- **PROBLEM TO WORK ON**:
Write out, word for word, every line from the first one through the line that holds "abiotic_pert_prob = [0.007, 0.009, 0.086, 0.542, 0.356]", and nothing else; skip the pictures.

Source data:
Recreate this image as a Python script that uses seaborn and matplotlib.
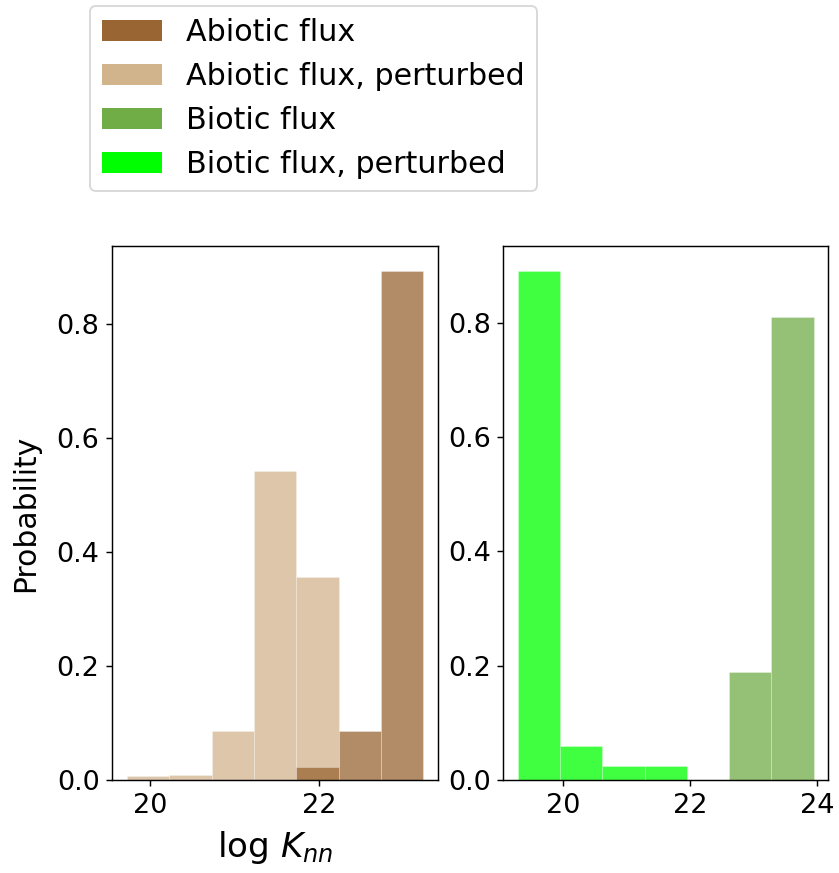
import numpy as np
import matplotlib
matplotlib.use("Agg")
import matplotlib.pyplot as plt
from matplotlib.patches import Patch
import seaborn as sns

# Binned probability distributions of log K_nn
abiotic_pert_edges = [19.73, 20.23, 20.73, 21.23, 21.73, 22.23]
abiotic_pert_prob = [0.007, 0.009, 0.086, 0.542, 0.356]

abiotic_edges = [21.73, 22.23, 22.73, 23.23]
abiotic_prob = [0.022, 0.086, 0.892]

biotic_pert_edges = [19.29, 19.954, 20.618, 21.282, 21.946]
biotic_pert_prob = [0.890, 0.060, 0.025, 0.025]

biotic_edges = [22.61, 23.275, 23.94]
biotic_prob = [0.189, 0.811]

labels = ["Abiotic flux", "Abiotic flux, perturbed",
          "Biotic flux", "Biotic flux, perturbed"]
colors = ["#996633", "#D2B48C", "#70AD47", "#00FF00"]

left_xticks = [20, 22]
right_xticks = [20, 22, 24]
yticks = [0.0, 0.2, 0.4, 0.6, 0.8]

DPI = 130
fig = plt.figure(figsize=(839 / DPI, 873 / DPI), dpi=DPI)
ax1 = fig.add_axes([0.1338, 0.1065, 0.3886, 0.6117])
ax2 = fig.add_axes([0.5999, 0.1065, 0.3874, 0.6117])


def centers(edges):
    e = np.asarray(edges)
    return (e[:-1] + e[1:]) / 2


def draw(ax, edges, prob, color):
    sns.histplot(x=centers(edges), weights=prob, bins=edges, stat="probability",
                 color=color, alpha=0.75, edgecolor=(1, 1, 1, 0.5), linewidth=0.3, ax=ax)


draw(ax1, abiotic_pert_edges, abiotic_pert_prob, colors[1])
draw(ax1, abiotic_edges, abiotic_prob, colors[0])
draw(ax2, biotic_edges, biotic_prob, colors[2])
draw(ax2, biotic_pert_edges, biotic_pert_prob, colors[3])

for ax, xt in ((ax1, left_xticks), (ax2, right_xticks)):
    ax.set_xticks(xt)
    ax.set_yticks(yticks)
    ax.tick_params(labelsize=15)
    ax.set_xlabel("")
    ax.set_ylabel("")

ax1.set_ylabel("Probability", fontsize=16.5, labelpad=9)
ax1.set_xlabel("log $K_{nn}$", fontsize=19, labelpad=6)

handles = [Patch(facecolor=c, label=l) for c, l in zip(colors, labels)]
fig.legend(handles=handles, loc="upper left", bbox_to_anchor=(90 / 839, 1 - 5.7 / 873),
           borderaxespad=0, fontsize=16.7)

fig.savefig("out.png", dpi=DPI)
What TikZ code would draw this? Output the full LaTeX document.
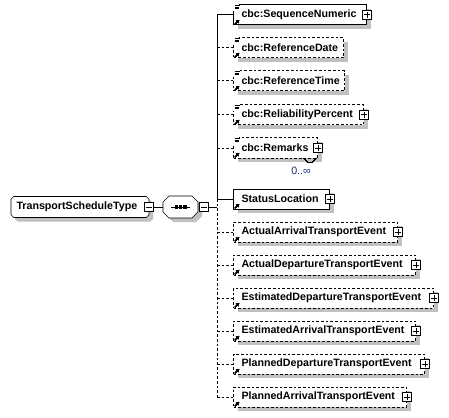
\documentclass[tikz,border=0pt]{standalone}
\usepackage{fontspec}
\newfontfamily\diagfont{Liberation Sans}
\usetikzlibrary{arrows.meta,shadows,backgrounds}
\definecolor{shadowc}{HTML}{C0C0C0}
\definecolor{occ}{HTML}{1C2A7A}
% small marks on the element boxes
\newcommand{\docicon}[1]{\fill[white] ([shift={(-.6pt,.6pt)}]#1.north west) rectangle ([shift={(4.6pt,-4.8pt)}]#1.north west);
  \draw[solid,line width=.6pt] ([shift={(1.2pt,-.6pt)}]#1.north west) -- ++(4pt,0pt) ([shift={(1.2pt,-1.9pt)}]#1.north west) -- ++(3.2pt,0pt) ([shift={(1.2pt,-3.2pt)}]#1.north west) -- ++(3.2pt,0pt);}
\newcommand{\reficon}[1]{\draw[solid,line width=.75pt,-{Triangle[length=2.3pt,width=2.6pt]}] ([shift={(1.4pt,.9pt)}]#1.south west) -- ++(3.3pt,3.3pt);}
% outline with cut corners round a node: node, cut, shift
\newcommand{\chamferpath}[3]{([shift={(#2+#3,-#3)}]#1.north west) -- ([shift={(-#2+#3,-#3)}]#1.north east) -- ([shift={(#3,-#2-#3)}]#1.north east)
  -- ([shift={(#3,#2-#3)}]#1.south east) -- ([shift={(-#2+#3,-#3)}]#1.south east) -- ([shift={(#2+#3,-#3)}]#1.south west)
  -- ([shift={(#3,#2-#3)}]#1.south west) -- ([shift={(#3,-#2-#3)}]#1.north west) -- cycle}

\begin{document}
\begin{tikzpicture}[x=.75pt,y=-.75pt,line width=.75pt,
  elfont/.style={font=\diagfont\fontsize{8pt}{9.6pt}\selectfont\bfseries},
  elem/.style={draw,fill=white,anchor=west,minimum height=15pt,inner xsep=6pt,inner ysep=0pt,
    elfont,align=left,execute at begin node={\hyphenpenalty=10000},
    drop shadow={shadow xshift=3pt,shadow yshift=-3pt,fill=shadowc,opacity=1}},
  optel/.style={elem,dash pattern=on 2pt off 1.5pt},
  optline/.style={dash pattern=on 2pt off 1.5pt},
  plusbox/.style={draw,solid,fill=white,minimum size=7pt,inner sep=0pt,
    path picture={\draw ([xshift=1.3pt]path picture bounding box.west) -- ([xshift=-1.3pt]path picture bounding box.east)
      ([yshift=-1.3pt]path picture bounding box.north) -- ([yshift=1.3pt]path picture bounding box.south);}},
  minusbox/.style={draw,solid,fill=white,minimum size=7pt,inner sep=0pt,
    path picture={\draw ([xshift=1.3pt]path picture bounding box.west) -- ([xshift=-1.3pt]path picture bounding box.east);}}]
\useasboundingbox (0,0) rectangle (449,417);

% root type and sequence
\node[anchor=west,minimum height=15pt,inner xsep=3.75pt,inner ysep=0pt,elfont,align=left,text width=95.25pt] (root) at (11,207) {TransportScheduleType};
\node[anchor=west,minimum width=25.5pt,minimum height=15.75pt,inner sep=0pt] (seq) at (163,207) {};
\begin{scope}[on background layer]
\fill[shadowc] \chamferpath{root}{2pt}{3pt};
\filldraw[fill=white] \chamferpath{root}{2pt}{0pt};
\fill[shadowc] \chamferpath{seq}{4.5pt}{3pt};
\filldraw[fill=white] \chamferpath{seq}{4.5pt}{0pt};
\end{scope}
\draw ([xshift=-7pt]seq.center) -- ([xshift=7pt]seq.center);
\foreach \dx in {-3.2,0,3.2} \fill ([xshift=\dx pt]seq.center) +(-1.3pt,-1.3pt) rectangle +(1.3pt,1.3pt);
\coordinate (fork) at (217,207);

% child elements
\node[elem,text width=87.75pt] (b1) at (233,15) {cbc:SequenceNumeric};
\node[optel,text width=70.5pt] (b2) at (233,48) {cbc:ReferenceDate};
\node[optel,text width=71.25pt] (b3) at (233,81) {cbc:ReferenceTime};
\node[optel,text width=85.5pt] (b4) at (233,115) {cbc:ReliabilityPercent};
\node[optel,text width=51pt] (b5) at (233,148) {cbc:Remarks};
\node[elem,text width=60pt] (b6) at (233,199) {StatusLocation};
\node[optel,text width=111pt] (b7) at (233,232) {ActualArrivalTransportEvent};
\node[optel,text width=124.5pt] (b8) at (233,265) {ActualDepartureTransportEvent};
\node[optel,text width=138pt] (b9) at (233,298) {EstimatedDepartureTransportEvent};
\node[optel,text width=124.5pt] (b10) at (233,331) {EstimatedArrivalTransportEvent};
\node[optel,text width=131.25pt] (b11) at (233,364) {PlannedDepartureTransportEvent};
\node[optel,text width=117.75pt] (b12) at (233,397) {PlannedArrivalTransportEvent};

% connectors
\node[minusbox] (rm) at (root.east) {};
\node[minusbox] (sm) at ([xshift=4.5pt]seq.east) {};
\draw (rm.east) -- (seq.west);
\draw (sm.east) -- (fork);
\draw (fork |- b1.west) -- (fork |- b6.west);
\draw[optline] (fork |- b6.west) -- (fork |- b12.west);
\foreach \b in {b1,b6} \draw (\b.west -| fork) -- (\b.west);
\foreach \b in {b2,b3,b4,b5,b7,b8,b9,b10,b11,b12} \draw[optline] (\b.west -| fork) -- (\b.west);

% expand boxes and marks
\foreach \b/\p in {b1/p1,b4/p4,b5/p5,b6/p6,b7/p7,b8/p8,b9/p9,b10/p10,b11/p11,b12/p12} \node[plusbox] (\p) at (\b.east) {};
\foreach \b in {b1,b2,b3,b4,b5} \docicon{\b}
\foreach \b in {b1,b2,b3,b4,b5,b6,b7,b8,b9,b10,b11,b12} \reficon{\b}
\draw[line width=.5pt] ([xshift=-10.5pt]b5.south east) -- ++(3pt,-3pt) -- ++(3pt,0pt) -- ++(3pt,3pt);
\node[font=\diagfont\fontsize{8pt}{9.6pt}\selectfont,text=occ,inner sep=0pt] (occ5) at (301,171) {0..∞};
\end{tikzpicture}
\end{document}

- **COMPLETE ANSWER**:
Recreate this image as a Python script that uses seaborn and matplotlib.
import numpy as np
import matplotlib
matplotlib.use("Agg")
import matplotlib.pyplot as plt
from matplotlib.patches import Patch
import seaborn as sns

# Binned probability distributions of log K_nn
abiotic_pert_edges = [19.73, 20.23, 20.73, 21.23, 21.73, 22.23]
abiotic_pert_prob = [0.007, 0.009, 0.086, 0.542, 0.356]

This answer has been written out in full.